Bei den erneuerbaren Energien kletterte die Stromerzeugung der Solaranlagen um 7,3 Prozent auf einen Anteil von 4,5 Prozent (2012: 4,2). Die Windstromproduktion ging witterungsbedingt um 3,5 Prozent zurück, der Strommixanteil betrug laut BDEW 7,9 Prozent (2012: 8,0). Biomasse hatte 6,8 Prozent Anteil (2012: 6,3), Wasser 3,4 Prozent (2012: 3,5) und Siedlungsabfälle wie 2012 0,8 Prozent Strommixanteil.

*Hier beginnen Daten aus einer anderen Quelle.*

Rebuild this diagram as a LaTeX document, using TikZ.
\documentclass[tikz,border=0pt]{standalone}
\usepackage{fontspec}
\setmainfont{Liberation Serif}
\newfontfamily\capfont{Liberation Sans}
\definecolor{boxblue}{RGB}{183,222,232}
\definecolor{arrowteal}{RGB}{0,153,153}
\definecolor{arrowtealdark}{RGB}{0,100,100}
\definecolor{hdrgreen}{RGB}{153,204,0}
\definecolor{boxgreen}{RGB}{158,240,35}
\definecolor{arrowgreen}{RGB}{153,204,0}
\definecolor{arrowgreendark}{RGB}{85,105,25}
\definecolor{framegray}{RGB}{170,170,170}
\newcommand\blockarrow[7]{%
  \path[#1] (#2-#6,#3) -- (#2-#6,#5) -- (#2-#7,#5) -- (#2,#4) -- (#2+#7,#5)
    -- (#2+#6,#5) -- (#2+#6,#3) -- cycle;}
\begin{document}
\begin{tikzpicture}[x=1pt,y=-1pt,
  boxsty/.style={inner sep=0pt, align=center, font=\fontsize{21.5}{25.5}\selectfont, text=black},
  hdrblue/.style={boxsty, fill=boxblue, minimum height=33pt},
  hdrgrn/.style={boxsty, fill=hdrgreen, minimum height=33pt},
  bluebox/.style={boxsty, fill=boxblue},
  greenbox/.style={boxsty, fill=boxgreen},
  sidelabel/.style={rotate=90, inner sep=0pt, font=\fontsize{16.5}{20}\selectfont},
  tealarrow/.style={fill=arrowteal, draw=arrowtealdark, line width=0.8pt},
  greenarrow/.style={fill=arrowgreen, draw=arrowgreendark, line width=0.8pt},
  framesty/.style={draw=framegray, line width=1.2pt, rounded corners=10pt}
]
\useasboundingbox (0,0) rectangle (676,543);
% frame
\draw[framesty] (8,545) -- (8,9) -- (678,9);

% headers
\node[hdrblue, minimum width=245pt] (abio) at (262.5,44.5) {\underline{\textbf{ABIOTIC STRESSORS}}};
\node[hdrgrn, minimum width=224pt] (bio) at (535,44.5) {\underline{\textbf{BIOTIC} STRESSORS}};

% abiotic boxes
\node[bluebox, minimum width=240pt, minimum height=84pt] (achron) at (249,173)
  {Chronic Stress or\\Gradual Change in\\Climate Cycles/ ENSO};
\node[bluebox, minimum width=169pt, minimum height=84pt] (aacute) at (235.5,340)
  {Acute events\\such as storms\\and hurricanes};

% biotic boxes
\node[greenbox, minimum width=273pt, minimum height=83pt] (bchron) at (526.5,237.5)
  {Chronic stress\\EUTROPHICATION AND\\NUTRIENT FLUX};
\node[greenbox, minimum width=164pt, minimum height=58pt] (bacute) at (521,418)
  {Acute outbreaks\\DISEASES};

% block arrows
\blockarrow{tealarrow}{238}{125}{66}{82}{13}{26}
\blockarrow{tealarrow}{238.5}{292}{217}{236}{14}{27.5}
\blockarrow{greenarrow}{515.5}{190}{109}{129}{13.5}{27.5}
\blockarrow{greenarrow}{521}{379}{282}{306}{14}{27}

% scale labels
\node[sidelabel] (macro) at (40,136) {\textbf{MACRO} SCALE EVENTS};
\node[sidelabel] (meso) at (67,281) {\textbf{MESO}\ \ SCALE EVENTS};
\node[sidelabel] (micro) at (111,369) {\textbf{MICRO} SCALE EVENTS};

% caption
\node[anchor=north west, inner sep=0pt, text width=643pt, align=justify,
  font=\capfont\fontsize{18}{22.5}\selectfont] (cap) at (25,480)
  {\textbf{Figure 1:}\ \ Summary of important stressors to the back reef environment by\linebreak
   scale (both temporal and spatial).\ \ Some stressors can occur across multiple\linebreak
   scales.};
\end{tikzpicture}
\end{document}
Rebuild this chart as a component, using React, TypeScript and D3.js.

Die steigenden CO2-Emissionen, die Deutschlands Klimaschutzziele gefährden, führte Müller vor allem auf die lange Heizperiode Anfang 2013 und den gesunkenen Gas-Anteil zurück. Diese Entwicklung sei keine „Energiewende paradox“, sondern logische Folge: „Da soll niemand überrascht tun“, so die Cheflobbyistin der Stromindustrie. Der Klimaschutz dürfe nicht weiter vor allem den Stromkunden aufgehalst werden. Kohlendioxid könne effektiv bei der Wärmedämmung von Gebäuden und im Straßenverkehr reduziert werden.
Wegen enormer „Altlasten“ bei der teuren Ökostromförderung können die Verbraucher auch nach einer Reform des Erneuerbare-Energien-Gesetzes wohl kaum mit niedrigeren Strompreisen auf breiter Front rechnen.